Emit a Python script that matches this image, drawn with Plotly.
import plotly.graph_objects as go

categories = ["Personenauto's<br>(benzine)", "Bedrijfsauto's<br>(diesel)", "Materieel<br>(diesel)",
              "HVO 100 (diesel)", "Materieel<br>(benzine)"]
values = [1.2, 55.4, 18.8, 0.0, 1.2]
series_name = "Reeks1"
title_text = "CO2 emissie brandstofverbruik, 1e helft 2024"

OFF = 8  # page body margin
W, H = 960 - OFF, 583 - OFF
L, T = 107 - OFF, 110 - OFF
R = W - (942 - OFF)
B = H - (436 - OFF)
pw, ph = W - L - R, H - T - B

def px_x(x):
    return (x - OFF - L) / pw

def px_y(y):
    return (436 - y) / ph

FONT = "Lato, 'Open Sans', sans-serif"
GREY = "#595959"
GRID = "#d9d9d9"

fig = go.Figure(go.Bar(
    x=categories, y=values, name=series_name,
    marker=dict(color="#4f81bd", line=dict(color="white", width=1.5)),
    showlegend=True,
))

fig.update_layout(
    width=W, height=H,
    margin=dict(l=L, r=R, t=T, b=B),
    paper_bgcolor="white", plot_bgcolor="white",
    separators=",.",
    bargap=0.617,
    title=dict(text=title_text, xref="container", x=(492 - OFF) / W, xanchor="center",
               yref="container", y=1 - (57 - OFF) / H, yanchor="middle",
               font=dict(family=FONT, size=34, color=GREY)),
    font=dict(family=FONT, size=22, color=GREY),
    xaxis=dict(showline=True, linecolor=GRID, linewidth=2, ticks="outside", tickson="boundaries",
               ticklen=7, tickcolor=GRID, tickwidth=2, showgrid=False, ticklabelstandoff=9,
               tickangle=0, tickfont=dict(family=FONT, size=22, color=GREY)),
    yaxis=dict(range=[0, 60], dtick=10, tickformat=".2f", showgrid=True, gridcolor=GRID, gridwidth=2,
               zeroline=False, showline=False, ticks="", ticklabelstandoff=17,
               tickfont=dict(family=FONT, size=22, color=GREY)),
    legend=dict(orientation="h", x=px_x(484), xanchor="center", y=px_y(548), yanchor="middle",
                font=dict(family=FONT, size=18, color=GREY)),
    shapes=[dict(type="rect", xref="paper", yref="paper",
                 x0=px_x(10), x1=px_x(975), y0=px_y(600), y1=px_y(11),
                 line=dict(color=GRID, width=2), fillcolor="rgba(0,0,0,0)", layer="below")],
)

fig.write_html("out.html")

• AIM
Set out the complete listing exactly as shown.

• EXERCISE ANSWER
Emit a Python script that matches this image, drawn with Plotly.
import plotly.graph_objects as go

categories = ["Personenauto's<br>(benzine)", "Bedrijfsauto's<br>(diesel)", "Materieel<br>(diesel)",
              "HVO 100 (diesel)", "Materieel<br>(benzine)"]
values = [1.2, 55.4, 18.8, 0.0, 1.2]
series_name = "Reeks1"
title_text = "CO2 emissie brandstofverbruik, 1e helft 2024"

OFF = 8  # page body margin
W, H = 960 - OFF, 583 - OFF
L, T = 107 - OFF, 110 - OFF
R = W - (942 - OFF)
B = H - (436 - OFF)
pw, ph = W - L - R, H - T - B

def px_x(x):
    return (x - OFF - L) / pw

def px_y(y):
    return (436 - y) / ph

FONT = "Lato, 'Open Sans', sans-serif"
GREY = "#595959"
GRID = "#d9d9d9"

fig = go.Figure(go.Bar(
    x=categories, y=values, name=series_name,
    marker=dict(color="#4f81bd", line=dict(color="white", width=1.5)),
    showlegend=True,
))

fig.update_layout(
    width=W, height=H,
    margin=dict(l=L, r=R, t=T, b=B),
    paper_bgcolor="white", plot_bgcolor="white",
    separators=",.",
    bargap=0.617,
    title=dict(text=title_text, xref="container", x=(492 - OFF) / W, xanchor="center",
               yref="container", y=1 - (57 - OFF) / H, yanchor="middle",
               font=dict(family=FONT, size=34, color=GREY)),
    font=dict(family=FONT, size=22, color=GREY),
    xaxis=dict(showline=True, linecolor=GRID, linewidth=2, ticks="outside", tickson="boundaries",
               ticklen=7, tickcolor=GRID, tickwidth=2, showgrid=False, ticklabelstandoff=9,
               tickangle=0, tickfont=dict(family=FONT, size=22, color=GREY)),
    yaxis=dict(range=[0, 60], dtick=10, tickformat=".2f", showgrid=True, gridcolor=GRID, gridwidth=2,
               zeroline=False, showline=False, ticks="", ticklabelstandoff=17,
               tickfont=dict(family=FONT, size=22, color=GREY)),
    legend=dict(orientation="h", x=px_x(484), xanchor="center", y=px_y(548), yanchor="middle",
                font=dict(family=FONT, size=18, color=GREY)),
    shapes=[dict(type="rect", xref="paper", yref="paper",
                 x0=px_x(10), x1=px_x(975), y0=px_y(600), y1=px_y(11),
                 line=dict(color=GRID, width=2), fillcolor="rgba(0,0,0,0)", layer="below")],
)

fig.write_html("out.html")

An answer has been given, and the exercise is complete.